(The Center Square) – Ballot boxes opened Friday as voters consider renewing a 0.2% Spokane Transit Authority sales tax, while the agency continues to spend less and generate more than it had budgeted.
If approved, the sales tax, worth about $30 million annually, would continue to cost taxpayers 2 cents on every $10 spent until 2048. It is the only portion of STA’s 0.8% sales tax rate currently subject to voter approval, and STA has completed all but one of the projects it had planned since its passage in 2016.
The STA Board of Directors and finance team claim they need the 0.2% sales tax to maintain service levels and implement their Connect 2035 plan. On Thursday, however, CEO Karl Otterstrom presented data to the officials showing June sales tax collections were 3% above the 2026 budget year-to-date.
“We did expect growth over last year,” Otterstrom said, “but this is stronger than anyone predicted.”
He expects to end the year with a $208 million fund balance, compared with the budget’s $204 million projection. That balance was about $50 million when voters passed the tax, according to past budgets.
The board has budgeted drawdowns on those reserves for years, but it repeatedly comes out on top.
Otterstrom says that STA plans to move about $100 million in cash to a capital projects fund in 2027.
“How would it work if the funds came in more favorable?” Zack Zappone, an STA board member who also sits on the Spokane City Council, asked STA’s Chief Financial Officer Robert Hamud on Thursday.
Hamud responded, noting that any additional tax revenue would go to reserves or expanding services.

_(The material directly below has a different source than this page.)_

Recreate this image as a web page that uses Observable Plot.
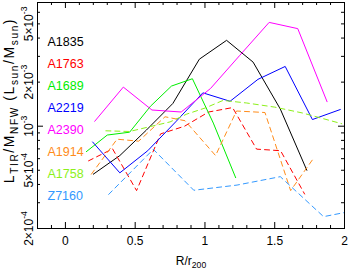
<!DOCTYPE html>
<html><head><meta charset="utf-8">
<script src="https://cdn.jsdelivr.net/npm/d3@7"></script>
<script src="https://cdn.jsdelivr.net/npm/@observablehq/plot@0.6"></script>
<style>html,body{margin:0;padding:0;background:#fff;} svg{display:block}</style>
</head><body><div id="chart"></div>
<script>
// ---- data ----
const clusters = ["A1835","A1763","A1689","A2219","A2390","A1914","A1758","Z7160"];
const colors   = ["#000000","#ff0000","#00ee00","#0000ff","#ff00ff","#ff8c1a","#8cf01a","#3399ff"];
const dashed   = [false,true,false,false,false,true,true,true];

const r_A1835 = [0.2,0.39,0.58,0.77,0.96,1.155,1.345,1.54,1.73];
const L_A1835 = [4.7e-4,6.3e-4,9.4e-4,1.43e-3,2.87e-3,3.86e-3,2.74e-3,1.31e-3,5.0e-4];
const r_A1763 = [0.166,0.338,0.51,0.682,0.854,1.026,1.198,1.37,1.542,1.714];
const L_A1763 = [5.8e-4,7.0e-4,3.63e-4,8.86e-4,1.0e-3,1.25e-3,1.34e-3,6.97e-4,6.8e-4,3.44e-4];
const r_A1689 = [0.15,0.30,0.46,0.61,0.76,0.91,1.06,1.22];
const L_A1689 = [6.7e-4,8.7e-4,9.1e-4,1.37e-3,1.88e-3,2.11e-3,1.05e-3,4.45e-4];
const r_A2219 = [0.195,0.39,0.59,0.79,0.985,1.18,1.38,1.575,1.77,1.97];
const L_A2219 = [7.8e-4,4.8e-4,6.8e-4,1.07e-3,1.69e-3,1.48e-3,2.09e-3,2.56e-3,1.11e-3,1.30e-3];
const r_A2390 = [0.21,0.415,0.62,0.83,1.04,1.25,1.46,1.665,1.875];
const L_A2390 = [1.08e-3,1.85e-3,1.29e-3,1.25e-3,1.81e-3,3.05e-3,5.12e-3,4.64e-3,1.47e-3];
const r_A1914 = [0.186,0.37,0.525,0.714,0.857,1.076,1.226,1.43,1.614,1.774];
const L_A1914 = [4.7e-4,8.15e-4,7.9e-4,1.16e-3,1.09e-3,6.3e-4,1.27e-3,1.24e-3,3.63e-4,5.96e-4];
const r_A1758 = [0.29,0.46,0.6,0.75,0.87,1.0,1.13,1.3,1.5,1.7,1.98];
const L_A1758 = [9.3e-4,9.2e-4,9.9e-4,1.07e-3,1.21e-3,1.33e-3,1.50e-3,1.44e-3,1.35e-3,1.23e-3,1.04e-3];
const r_Z7160 = [0.31,0.63,0.92,1.23,1.54,1.85,2.0];
const L_Z7160 = [3.42e-4,6.95e-4,3.65e-4,3.96e-4,4.52e-4,2.41e-4,2.57e-4];

const xMajor = [0,0.5,1,1.5,2];
const xTickLabels = ["0","0.5","1","1.5","2"];
const xMinor = [-0.1,0.1,0.2,0.3,0.4,0.6,0.7,0.8,0.9,1.1,1.2,1.3,1.4,1.6,1.7,1.8,1.9];
const yMinor = [2e-4,3e-4,4e-4,5e-4,6e-4,7e-4,8e-4,9e-4,2e-3,3e-3,4e-3,5e-3,6e-3];
const yMajor = [1e-3];
const yLabelVals = [5e-3,2e-3,1e-3,5e-4,2e-4];
const yTickLabels = ["5×10^{-3}","2×10^{-3}","10^{-3}","5×10^{-4}","2×10^{-4}"];
const xTitle = "R/r_{200}";
const yTitle = "L_{TIR}/M_{NFW} (L_{sun}/M_{sun})";

// ---- build ----
const rs = [r_A1835,r_A1763,r_A1689,r_A2219,r_A2390,r_A1914,r_A1758,r_Z7160];
const Ls = [L_A1835,L_A1763,L_A1689,L_A2219,L_A2390,L_A1914,L_A1758,L_Z7160];
const series = clusters.map((name,i)=>rs[i].map((r,j)=>({name, r, L: Ls[i][j]})));

const W=349, H=273, ML=37, MR=5, MT=2, MB=45;
const fw = W-ML-MR, fh = H-MT-MB;
const font = "'Liberation Sans', Arial, Helvetica, sans-serif";

const marks = [
  ...series.map((d,i)=>Plot.line(d,{x:"r",y:"L",stroke:colors[i],strokeWidth:1,
      strokeDasharray: dashed[i] ? "5,4" : null})),
  Plot.frame({stroke:"black",strokeWidth:1}),
  Plot.tickX(xMinor,{x:d=>d,insetTop:fh-3,stroke:"black"}),
  Plot.tickX(xMajor,{x:d=>d,insetTop:fh-6,stroke:"black"}),
  Plot.tickX(xMinor,{x:d=>d,insetBottom:fh-3,stroke:"black"}),
  Plot.tickX(xMajor,{x:d=>d,insetBottom:fh-6,stroke:"black"}),
  Plot.tickY(yMinor,{y:d=>d,insetRight:fw-3,stroke:"black"}),
  Plot.tickY(yMajor,{y:d=>d,insetRight:fw-6,stroke:"black"}),
  Plot.tickY(yMinor,{y:d=>d,insetLeft:fw-3,stroke:"black"}),
  Plot.tickY(yMajor,{y:d=>d,insetLeft:fw-6,stroke:"black"}),
  Plot.axisX(xMajor,{tickSize:0,tickPadding:8,fontSize:12,label:null,
      tickFormat:(d)=>xTickLabels[xMajor.indexOf(d)]}),
  Plot.text(yLabelVals,{y:d=>d,text:(d,i)=>yTickLabels[i],frameAnchor:"left",dx:-5,
      rotate:-90,lineAnchor:"bottom",textAnchor:"middle",fontSize:12,fill:"black"}),
  Plot.text([yTitle],{text:d=>d,frameAnchor:"left",dx:-24,dy:-15,rotate:-90,
      lineAnchor:"bottom",textAnchor:"middle",fontSize:14,fill:"black"}),
  Plot.text([xTitle],{text:d=>d,frameAnchor:"bottom",dy:36,lineAnchor:"bottom",
      textAnchor:"middle",fontSize:12,fill:"black"}),
  ...clusters.map((name,i)=>Plot.text([name],{text:d=>d,frameAnchor:"top-left",
      dx:10,dy:43.7+22*i,lineAnchor:"bottom",textAnchor:"start",fontSize:12.5,fill:colors[i]}))
];

const chart = Plot.plot({
  width:W, height:H, marginLeft:ML, marginRight:MR, marginTop:MT, marginBottom:MB,
  style:{fontFamily:font, background:"white", overflow:"visible"},
  x:{domain:[-0.2,2], axis:null},
  y:{type:"log", domain:[2e-4,7e-3], axis:null},
  marks
});
document.getElementById("chart").appendChild(chart);

// sub/superscripts as real tspans
d3.select(chart).selectAll("text").each(function(){
  const t = this.textContent;
  if(!/[\^_]\{/.test(t)) return;
  const fs = parseFloat(getComputedStyle(this).fontSize) || 12;
  const parts = []; const re = /([\^_])\{([^}]*)\}/g; let last=0, m;
  while((m = re.exec(t))){
    if(m.index>last) parts.push({s:t.slice(last,m.index),k:0});
    parts.push({s:m[2],k:m[1]==="^"?1:-1}); last = re.lastIndex;
  }
  if(last<t.length) parts.push({s:t.slice(last),k:0});
  this.textContent = "";
  let cur = 0;
  for(const p of parts){
    const target = p.k===1 ? -0.42*fs : p.k===-1 ? 0.3*fs : 0;
    const ts = d3.select(this).append("tspan").attr("dy", target-cur).text(p.s);
    if(p.k) ts.attr("font-size", 0.72*fs);
    cur = target;
  }
});
// the y title is set with wide spacing in the reference
d3.select(chart).selectAll("text").filter(function(){return this.textContent.startsWith("LTIR");})
  .attr("letter-spacing", "1.6px");
</script>
</body></html>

The Spokane City Council, Spokane County Democrats and a political action committee called Yes for Buses have come out in support of the sales tax renewal, along with other regional officials. They say it could help secure federal funding for another upcoming project, but not everyone is on board.
Mike Allen, a former STA board member, wrote the ballot statement opposing the sales tax renewal.
“Before asking for more taxes, deploy the money already collected … voters should expect proof that current revenues and reserves are insufficient,” Allen wrote, highlighting STA’s healthy fund balance.
STA revenue exceeded budget by $5.4 million as spending came in $9.3 million under budget in 2025.
Former Spokane City Council president Ben Stuckart argued in a social media post that STA deserves the extra $30 million in annual revenue as a reward for “being a good steward of [public] resources.”
“STA followed through on time and under budget on all of their projects after the last levy vote,” he posted Tuesday. “This is NOT a tax increase. Vote yes, pay the same and keep expanding service!”
Spokane County Commissioner Al French, who sits on the STA board, told the Spokesman-Review that he won’t support the tax renewal. The Spokane Business Association, Downtown Spokane Partnership and Alan Nolan, a Republican running for a seat in the state House, have also come out in opposition.
SBA President Gavin Cooley has noted that while STA plans to end 2026 with a $204 million to $208 million fund balance, it started 2026 with $249 million. He says the agency budgets so conservatively that, from 2016 to 2025, STA recorded cumulative positive budget variances totaling $319.5 million.
“Taxpayers don’t realize that that’s what’s happening. They’re not paying for what they think they’re paying for,” Cooley told The Center Square in April. “They’re actually paying for increasing reserves.”
Voting will continue through Aug. 4.